研究課題
太陽エネルギーを用いて水を分解し水素と酸素を生成する反応は、人工光合成のもっとも単純な例と考えられるが、実際に高効率で大規模に展開できる反応系はまだ開発されていない。研究代表者はこれまで水を分解できる種々の半導体光触媒系の開発を行ってきたが、最近この様な光触媒微粒子を導電性をもつ金属(あるいは炭素や導電性酸化物)等で平面状に固定化した「光触媒シート」を作製すると、効率が飛躍的に向上することを見出した。現状で太陽エネルギーから水素エネルギーへの変換効率(STH)はほぼ1%であるが、本研究課題により、STHが5%を実現できる「光触媒シート」の開発を行うとともに、「光触媒シート」の作動原理を厳密に解明することにより、人工光合成の大規模実現に向けて確固たる学術的指針を確立することを目的とする。平成28年度は「光触媒シート」作動原理解明および太陽エネルギー変換効率向上を目指し、主として下記の課題に取り組んだ。水素生成光触媒の価電子帯正孔と酸素生成光触媒の伝導帯電子を結びつける役目をするコンタクト層は両者とオーミックな接合をしていることが理想的と考えられるが、現実にそのような接合を形成するのは不可能である。実際の系がどのような接合を形成しているかを、個々の光触媒だけを固定化したシートを用いて電気化学的な検討を行った。さらに、現在最も高い太陽光エネルギー変換効率を示す光触媒の有効波長領域は520nm以下である。効率5%以上を目指すには、量子収率を上げるだけでなく、有効波長領域を伸ばす必要がある。研究代表者らは既に水分解反応に有望なオキシナイトライド系材料やオキシカルコゲナイド系材料を見出しており、これらの材料系を「光触媒シート」に展開することによって、有効利用波長の長波長化の検討を行った。
2: おおむね順調に進展している
本課題はおおむね順調に進捗している。光触媒微粒子自体の改良に加え、種々のコンタクト層や表面修飾等の検討によって、従来の光触媒シートに用いていた材料系よりも長波長応答可能な材料系を用いて、水素および酸素の同時生成が確認できる系を構築できつつある。また、電気化学的評価等によって、コンタクト層界面との知見も着実に得られてきている。今後、界面制御や表面修飾、光触媒シートの作製プロセス等を詳細に検討することによって、「光触媒シート」の作動原理解明および太陽エネルギー変換効率向上を達成できるものと期待できる。

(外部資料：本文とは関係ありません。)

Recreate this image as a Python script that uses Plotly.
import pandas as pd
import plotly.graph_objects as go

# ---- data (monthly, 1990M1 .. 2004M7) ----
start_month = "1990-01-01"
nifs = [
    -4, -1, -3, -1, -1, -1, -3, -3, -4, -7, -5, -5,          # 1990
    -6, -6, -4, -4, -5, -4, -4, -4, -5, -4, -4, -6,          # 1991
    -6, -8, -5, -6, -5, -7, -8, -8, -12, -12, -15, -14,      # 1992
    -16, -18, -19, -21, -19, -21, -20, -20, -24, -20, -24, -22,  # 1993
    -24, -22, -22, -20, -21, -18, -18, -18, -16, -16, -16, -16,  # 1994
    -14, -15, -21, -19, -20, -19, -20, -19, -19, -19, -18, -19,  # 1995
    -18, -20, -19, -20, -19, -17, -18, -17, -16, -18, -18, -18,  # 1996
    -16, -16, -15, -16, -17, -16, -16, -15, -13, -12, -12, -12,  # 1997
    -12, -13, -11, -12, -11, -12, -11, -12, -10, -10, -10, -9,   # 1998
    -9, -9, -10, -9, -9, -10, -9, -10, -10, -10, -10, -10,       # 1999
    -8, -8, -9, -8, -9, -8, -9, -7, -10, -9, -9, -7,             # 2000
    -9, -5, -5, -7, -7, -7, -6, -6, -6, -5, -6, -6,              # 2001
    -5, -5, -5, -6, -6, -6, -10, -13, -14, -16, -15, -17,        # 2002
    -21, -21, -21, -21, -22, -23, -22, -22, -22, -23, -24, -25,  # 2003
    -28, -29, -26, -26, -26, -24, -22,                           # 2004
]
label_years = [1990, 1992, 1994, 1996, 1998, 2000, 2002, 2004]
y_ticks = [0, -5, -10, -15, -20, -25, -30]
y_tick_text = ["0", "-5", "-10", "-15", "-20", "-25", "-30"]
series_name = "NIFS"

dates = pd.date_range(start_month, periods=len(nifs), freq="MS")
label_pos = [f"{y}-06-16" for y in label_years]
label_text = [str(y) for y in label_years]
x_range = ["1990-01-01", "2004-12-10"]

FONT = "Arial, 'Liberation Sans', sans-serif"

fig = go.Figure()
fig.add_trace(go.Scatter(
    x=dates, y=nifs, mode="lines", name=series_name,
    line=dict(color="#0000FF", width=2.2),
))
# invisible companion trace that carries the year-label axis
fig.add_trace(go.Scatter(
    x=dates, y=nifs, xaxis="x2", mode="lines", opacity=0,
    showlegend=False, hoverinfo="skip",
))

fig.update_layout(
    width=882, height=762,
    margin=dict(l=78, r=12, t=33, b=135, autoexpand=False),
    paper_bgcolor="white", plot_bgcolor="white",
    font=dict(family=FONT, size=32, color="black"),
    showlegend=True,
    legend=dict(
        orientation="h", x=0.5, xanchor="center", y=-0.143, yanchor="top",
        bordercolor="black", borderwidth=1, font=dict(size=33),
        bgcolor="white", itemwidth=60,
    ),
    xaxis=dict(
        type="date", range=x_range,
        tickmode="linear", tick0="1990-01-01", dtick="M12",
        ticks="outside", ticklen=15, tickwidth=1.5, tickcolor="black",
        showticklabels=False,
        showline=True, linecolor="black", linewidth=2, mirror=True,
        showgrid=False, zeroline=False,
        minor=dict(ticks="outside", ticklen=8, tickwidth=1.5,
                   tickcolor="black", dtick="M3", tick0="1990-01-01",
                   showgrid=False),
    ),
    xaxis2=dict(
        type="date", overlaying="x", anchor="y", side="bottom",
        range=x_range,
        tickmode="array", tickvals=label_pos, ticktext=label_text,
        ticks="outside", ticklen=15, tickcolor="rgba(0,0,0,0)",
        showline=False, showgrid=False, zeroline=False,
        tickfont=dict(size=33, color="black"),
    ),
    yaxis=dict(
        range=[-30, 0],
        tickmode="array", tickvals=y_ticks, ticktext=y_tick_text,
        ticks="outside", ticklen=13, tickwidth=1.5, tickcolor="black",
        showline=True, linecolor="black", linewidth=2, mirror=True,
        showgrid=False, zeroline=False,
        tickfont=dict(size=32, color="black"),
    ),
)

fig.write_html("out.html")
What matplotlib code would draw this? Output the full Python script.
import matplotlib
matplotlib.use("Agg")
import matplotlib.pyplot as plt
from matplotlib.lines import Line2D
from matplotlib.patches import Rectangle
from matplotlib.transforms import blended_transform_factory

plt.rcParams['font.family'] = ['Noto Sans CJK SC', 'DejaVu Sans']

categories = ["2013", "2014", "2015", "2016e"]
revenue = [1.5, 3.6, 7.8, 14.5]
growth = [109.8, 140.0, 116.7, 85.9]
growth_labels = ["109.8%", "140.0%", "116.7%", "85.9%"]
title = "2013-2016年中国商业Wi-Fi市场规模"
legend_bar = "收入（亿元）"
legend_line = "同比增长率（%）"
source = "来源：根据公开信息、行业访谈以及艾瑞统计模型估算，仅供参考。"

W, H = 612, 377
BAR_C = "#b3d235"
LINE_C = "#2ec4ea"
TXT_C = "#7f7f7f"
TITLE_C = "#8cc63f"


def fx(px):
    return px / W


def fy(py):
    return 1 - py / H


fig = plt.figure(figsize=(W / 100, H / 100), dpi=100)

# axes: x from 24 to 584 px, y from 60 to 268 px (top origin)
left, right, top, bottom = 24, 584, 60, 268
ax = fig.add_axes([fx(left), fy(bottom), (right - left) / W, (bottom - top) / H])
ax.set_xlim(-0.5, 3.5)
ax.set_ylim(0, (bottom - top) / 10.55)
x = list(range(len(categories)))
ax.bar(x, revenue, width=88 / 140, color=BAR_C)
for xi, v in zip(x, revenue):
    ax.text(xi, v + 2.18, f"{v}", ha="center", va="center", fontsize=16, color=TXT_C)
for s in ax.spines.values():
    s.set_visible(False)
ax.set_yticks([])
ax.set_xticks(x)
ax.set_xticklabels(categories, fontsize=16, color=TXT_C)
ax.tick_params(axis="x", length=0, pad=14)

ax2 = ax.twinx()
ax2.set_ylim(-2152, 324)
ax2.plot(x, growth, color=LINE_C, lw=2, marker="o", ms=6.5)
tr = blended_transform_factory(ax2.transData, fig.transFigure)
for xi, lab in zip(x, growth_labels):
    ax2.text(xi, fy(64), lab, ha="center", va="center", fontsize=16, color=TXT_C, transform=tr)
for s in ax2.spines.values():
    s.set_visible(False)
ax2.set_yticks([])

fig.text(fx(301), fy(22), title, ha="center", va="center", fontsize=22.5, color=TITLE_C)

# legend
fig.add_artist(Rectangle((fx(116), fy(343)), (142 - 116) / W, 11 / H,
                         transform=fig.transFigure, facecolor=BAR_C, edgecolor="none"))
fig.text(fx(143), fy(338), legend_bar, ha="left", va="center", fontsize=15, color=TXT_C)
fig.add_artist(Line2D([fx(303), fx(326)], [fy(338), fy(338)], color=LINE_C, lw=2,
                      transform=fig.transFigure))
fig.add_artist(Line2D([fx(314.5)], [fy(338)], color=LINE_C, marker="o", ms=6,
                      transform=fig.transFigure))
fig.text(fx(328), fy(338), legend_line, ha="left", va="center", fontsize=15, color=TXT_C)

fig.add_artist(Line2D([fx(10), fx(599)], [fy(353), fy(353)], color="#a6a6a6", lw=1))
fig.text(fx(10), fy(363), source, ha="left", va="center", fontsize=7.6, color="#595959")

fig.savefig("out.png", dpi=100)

合成法や組成制御等も含めた個々の光触媒微粒子の高品質化を図るとともに、コンタクト層の材料選択や構築方法、表面修飾等も含め、光触媒シート作製プロセスを継続して検討を行う。これらの検討を通じて、STHが5%を実現できる長波長応答型の「光触媒シート」の構築を目指し、さらに「光触媒シート」作動原理の確立を、当初の研究計画に則って実施する。